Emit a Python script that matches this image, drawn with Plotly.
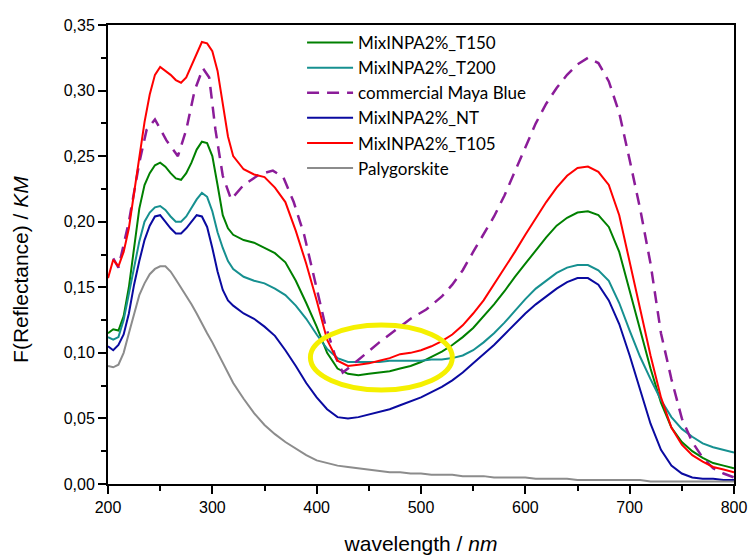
import plotly.graph_objects as go

# Wavelength grid (nm) shared by the measured spectra
wavelength = [200, 205, 210, 215, 220, 225, 230, 235, 240, 245, 250, 255, 260, 265, 270,
              275, 280, 285, 290, 295, 300, 305, 310, 315, 320,
              330, 340, 350, 360, 370, 380, 390, 400, 410, 420, 430, 440, 450, 460, 470,
              480, 490, 500, 510, 520, 530, 540, 550, 560, 570, 580, 590, 600, 610, 620,
              630, 640, 650, 660, 670, 680, 690, 700, 710, 720, 730, 740, 750, 760, 770,
              780, 790, 800]

t150 = [0.115, 0.118, 0.117, 0.128, 0.150, 0.180, 0.210, 0.228, 0.237, 0.243, 0.245, 0.242,
        0.237, 0.233, 0.232, 0.237, 0.245, 0.255, 0.261, 0.260, 0.250, 0.228, 0.205, 0.195,
        0.190,
        0.186, 0.184, 0.180, 0.176, 0.169, 0.155, 0.138, 0.120, 0.100, 0.088, 0.084, 0.083,
        0.084, 0.085, 0.086, 0.088, 0.090, 0.093, 0.097, 0.101, 0.106, 0.112, 0.119, 0.128,
        0.137, 0.147, 0.158, 0.168, 0.178, 0.188, 0.197, 0.203, 0.207, 0.208, 0.205, 0.196,
        0.177, 0.148, 0.117, 0.088, 0.062, 0.043, 0.032, 0.025, 0.020, 0.016, 0.014, 0.012]

t200 = [0.112, 0.110, 0.112, 0.125, 0.145, 0.165, 0.185, 0.200, 0.207, 0.211, 0.212, 0.209,
        0.204, 0.200, 0.200, 0.204, 0.211, 0.217, 0.222, 0.219, 0.208, 0.192, 0.180, 0.170,
        0.164,
        0.158, 0.155, 0.153, 0.149, 0.144, 0.136, 0.126, 0.114, 0.103, 0.096, 0.093, 0.093,
        0.093, 0.093, 0.094, 0.094, 0.094, 0.094, 0.095, 0.095, 0.096, 0.098, 0.102, 0.108,
        0.115, 0.123, 0.132, 0.141, 0.149, 0.155, 0.161, 0.165, 0.167, 0.167, 0.163, 0.155,
        0.138, 0.117, 0.097, 0.080, 0.064, 0.051, 0.042, 0.036, 0.031, 0.028, 0.026, 0.024]

nt = [0.105, 0.102, 0.106, 0.114, 0.130, 0.152, 0.170, 0.186, 0.197, 0.204, 0.205, 0.200,
      0.195, 0.191, 0.191, 0.195, 0.200, 0.205, 0.204, 0.196, 0.180, 0.162, 0.148, 0.140,
      0.136,
      0.130, 0.126, 0.120, 0.113, 0.102, 0.090, 0.077, 0.066, 0.057, 0.051, 0.050, 0.051,
      0.053, 0.055, 0.057, 0.060, 0.063, 0.066, 0.070, 0.074, 0.079, 0.085, 0.092, 0.099,
      0.106, 0.114, 0.122, 0.130, 0.137, 0.143, 0.149, 0.154, 0.157, 0.157, 0.152, 0.140,
      0.122, 0.098, 0.072, 0.046, 0.026, 0.014, 0.008, 0.005, 0.004, 0.004, 0.003, 0.003]

t105 = [0.157, 0.171, 0.166, 0.177, 0.195, 0.222, 0.252, 0.276, 0.297, 0.312, 0.318, 0.315,
        0.312, 0.308, 0.306, 0.310, 0.319, 0.328, 0.337, 0.336, 0.330, 0.315, 0.290, 0.265,
        0.250,
        0.240, 0.236, 0.234, 0.226, 0.215, 0.193, 0.168, 0.140, 0.110, 0.094, 0.090, 0.091,
        0.092, 0.094, 0.096, 0.099, 0.100, 0.102, 0.105, 0.109, 0.114, 0.121, 0.130, 0.140,
        0.152, 0.164, 0.177, 0.190, 0.203, 0.215, 0.226, 0.235, 0.241, 0.242, 0.238, 0.228,
        0.205, 0.170, 0.133, 0.098, 0.066, 0.043, 0.030, 0.022, 0.017, 0.013, 0.011, 0.009]

palygorskite = [0.090, 0.089, 0.091, 0.100, 0.115, 0.130, 0.144, 0.153, 0.160, 0.164, 0.166,
                0.166, 0.162, 0.156, 0.150, 0.143, 0.137, 0.130, 0.122, 0.115, 0.108, 0.100,
                0.092, 0.084, 0.077,
                0.065, 0.054, 0.045, 0.038, 0.032, 0.027, 0.022, 0.018, 0.016, 0.014, 0.013,
                0.012, 0.011, 0.010, 0.009, 0.009, 0.008, 0.008, 0.007, 0.007, 0.007, 0.006,
                0.006, 0.006, 0.005, 0.005, 0.005, 0.005, 0.004, 0.004, 0.004, 0.004, 0.003,
                0.003, 0.003, 0.003, 0.003, 0.003, 0.003, 0.002, 0.002, 0.002, 0.002, 0.002,
                0.002, 0.002, 0.002, 0.002]

# Commercial Maya Blue reference spectrum (coarser sampling)
maya_wavelength = [205, 210, 220, 230, 237, 245, 256, 267, 275, 283, 291, 297, 303, 310, 318,
                   330, 345, 358, 368, 378, 388, 398, 408, 418, 425, 433, 445, 460, 475, 490,
                   505, 520, 530, 540, 550, 560, 570, 580, 590, 600, 610, 620, 630, 640, 650,
                   660, 670, 680, 690, 700, 710, 720, 730, 740, 750, 760, 770, 780, 790, 800]
maya_blue = [0.172, 0.165, 0.200, 0.245, 0.270, 0.278, 0.262, 0.250, 0.270, 0.300, 0.317,
             0.310, 0.270, 0.235, 0.217, 0.228, 0.236, 0.239, 0.234, 0.215, 0.190, 0.155,
             0.122, 0.097, 0.085, 0.090, 0.098, 0.108, 0.117, 0.126, 0.133, 0.143, 0.152,
             0.163, 0.177, 0.190, 0.204, 0.220, 0.238, 0.256, 0.275, 0.290, 0.302, 0.312,
             0.320, 0.325, 0.321, 0.307, 0.283, 0.247, 0.210, 0.168, 0.115, 0.080, 0.050,
             0.032, 0.020, 0.012, 0.008, 0.005]

# Highlighted region around the 400-530 nm minimum
highlight_x = [394, 530]
highlight_y = [0.0717, 0.1212]

AXIS_FONT = "Liberation Sans"

fig = go.Figure()

for name, vals, col in [
    ("MixINPA2%_T150", t150, "#008000"),
    ("MixINPA2%_T200", t200, "#169090"),
]:
    fig.add_trace(go.Scatter(x=wavelength, y=vals, mode="lines", name=name,
                             legendgroup=name, line=dict(color=col, width=2)))

fig.add_trace(go.Scatter(x=maya_wavelength, y=maya_blue, mode="lines",
                         name="commercial Maya Blue", legendgroup="maya",
                         line=dict(color="#8B1C99", width=2.5, dash="12px,8px")))

for name, vals, col in [
    ("MixINPA2%_NT", nt, "#0A0AA0"),
    ("MixINPA2%_T105", t105, "#FF0000"),
    ("Palygorskite", palygorskite, "#8C8C8C"),
]:
    fig.add_trace(go.Scatter(x=wavelength, y=vals, mode="lines", name=name,
                             legendgroup=name, line=dict(color=col, width=2)))

fig.add_shape(type="circle", xref="x", yref="y",
              x0=highlight_x[0], x1=highlight_x[1], y0=highlight_y[0], y1=highlight_y[1],
              line=dict(color="#F5F000", width=5), layer="above")

# Vertical y-axis title placed as a paper annotation
fig.add_annotation(text="F(Reflectance) / <i>KM</i>", xref="paper", yref="paper",
                   x=-0.141, y=0.468, xanchor="center", yanchor="middle",
                   textangle=-90, showarrow=False,
                   font=dict(family=AXIS_FONT, size=21, color="black"))

axis_common = dict(showline=True, linecolor="black", linewidth=2, mirror=True,
                   ticks="outside", tickcolor="black", tickwidth=2, ticklen=8,
                   showgrid=False, zeroline=False, automargin=False,
                   tickfont=dict(family=AXIS_FONT, size=16, color="black"))

fig.update_layout(
    width=751, height=555,
    margin=dict(l=108, r=17, t=25, b=71),
    paper_bgcolor="white", plot_bgcolor="white",
    font=dict(family=AXIS_FONT, color="black"),
    separators=",.",
    showlegend=True,
    legend=dict(x=0.31, y=1.0, xanchor="left", yanchor="top",
                bgcolor="rgba(0,0,0,0)", borderwidth=0, tracegroupgap=0,
                itemwidth=46,
                font=dict(family="Lato", size=17, color="black")),
    xaxis=dict(range=[200, 800], dtick=100, tick0=200,
               minor=dict(dtick=50, ticks="outside", ticklen=5, tickwidth=2,
                          tickcolor="black"),
               title=dict(text="wavelength / <i>nm</i>", standoff=24,
                          font=dict(family=AXIS_FONT, size=21, color="black")),
               **axis_common),
    yaxis=dict(range=[0, 0.35], dtick=0.05, tick0=0, tickformat=".2f",
               minor=dict(dtick=0.025, ticks="outside", ticklen=5, tickwidth=2,
                          tickcolor="black"),
               **axis_common),
)

fig.write_html("out.html")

━━━

■ **Task objective**:
Omitting all pictures, restate exactly the lines of the material from its start through the line that contains "import plotly.graph_objects as go".

■ **Output of the task**:
Emit a Python script that matches this image, drawn with Plotly.
import plotly.graph_objects as go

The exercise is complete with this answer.